The downtown association is using the executive recruitment firm HRS Inc. to manage the search. “We’ve been succession planning for several years,” said Alan “Gumby” Marques, president of the SJDA Board of Directors and owner of Heroes Martial Arts.  “Scott exits prior to the November elections and our new CEO will start together with the next mayor.”

SJDA was founded in the then-unnamed SoFA District in 1986 by photographer Ray Rodriguez and newspaper publisher Dan Pulcrano. The two organized a group of independent businesses to provide them with a voice and engage in coordinated promotions during a period that saw the city’s center transformed by several large redevelopment projects. At the beginning, it operated inside the offices of the Metro newspaper, with a part time administrative assistant and 100 members.
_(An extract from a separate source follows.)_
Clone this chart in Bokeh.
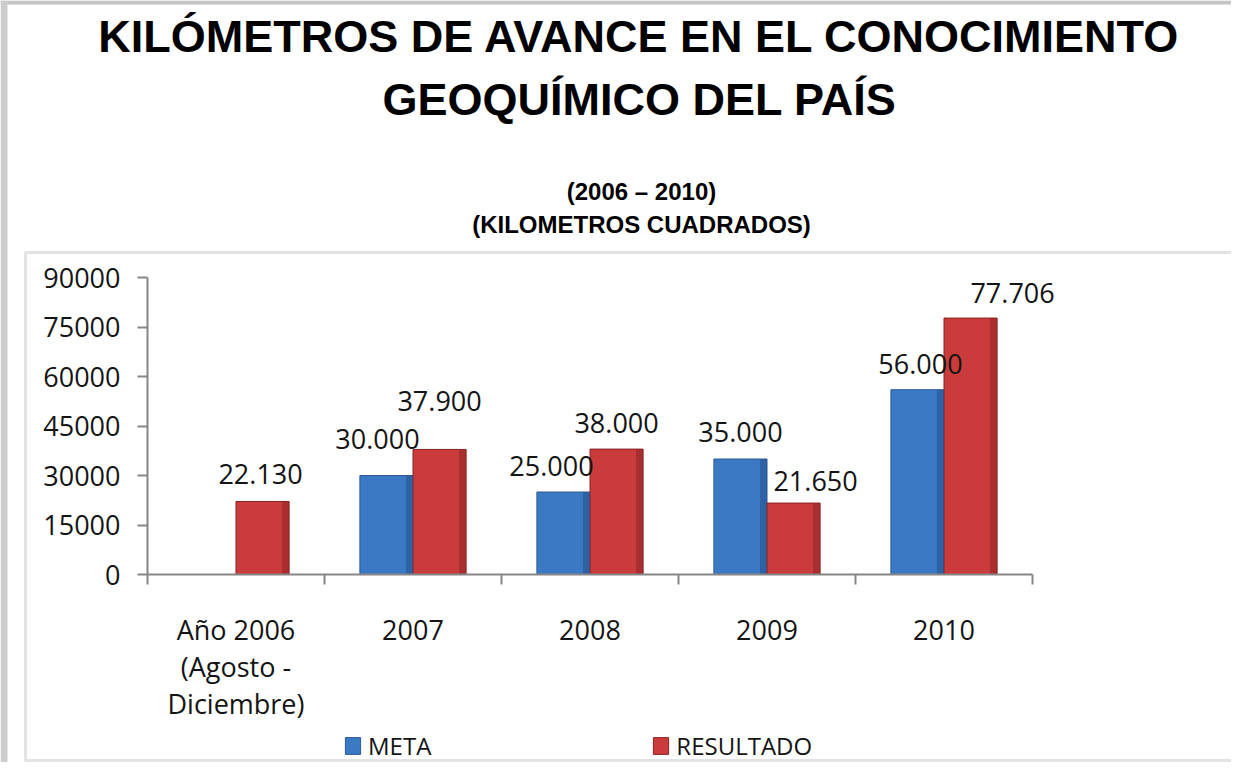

Knies came aboard two years later, after the volunteer-run organization secured city funding that enabled it to hire its first executive, establish its first independent office and begin a series of promotions that included the Music in the Park summer concert series, street festivals, a fireworks show, restaurant promotions, outdoor movies, the Downtown Farmers’ Market and the Downtown Ice skating rink. Former San Jose Mayor Chuck Reed was an early president prior to entering politics and co-led the campaign to establish downtown’s first Business Improvement District.

Knies built the grassroots organization into one which owns its offices, manages two assessment districts—one paid by businesses and the other by property owners—operates a foundation that creates artwork for downtown doorways and plays a role in influencing city policy on issues affecting downtown. In 2014, it incorporated the Downtown Community Development Corporation. The four entities have combined revenues in the neighborhood of $6 million annually.

Under Knies, SJDA has advocated for initiatives that include BART subway planning; promoting higher building heights downtown; Google’s plans for Downtown West; free parking in city-owned garages; and improved light rail station design.

SJDA developed several iconic projects that include the winter skating rink encircled by 32 palm trees; the SoFA Pocket Park and Hart’s Dog Parks and the MOMENT shops at the Market San Pedro Square Garage to activate both sides of San Pedro Street. 

The SJDA launched the Property-Based Improvement District (PBID) in 2008 that resulted in Groundwerx to clean and beautify streets and sidewalks. The PBID is currently in the formal process of renewing its term for another 10 years through 2032.

For more information about the SJDA CEO position, click here. Applications are due April 22, 2022.

One Comment

  1. Along the same lines, public interest reporting would have explained precisely what the San Jose Downtown Association, Business Improvement District, Downtown Community Development Corporation and Property-Based Improvement District do, how they are funded and who decides, in particular, what these entities do with public funds or public property. It would also explain what is “grassroots” about what appears to be an association of businesses (it sounds more like “astroturf,” actually). And it would explain the relationship between the owner of the Metro publication and all of the above and the role of that publication itself as a mouthpiece for all of the above.

    Serious journalism might begin with a flowchart focusing on the source, magnitude and direction of fund flows between these entities and others. This could be augmented with a flowchart indicating who makes what decisions regarding those funds and where they are situated in the flowchart. Then maybe we would have half a chance to understand what this all means. As it is, this piece is just stenography.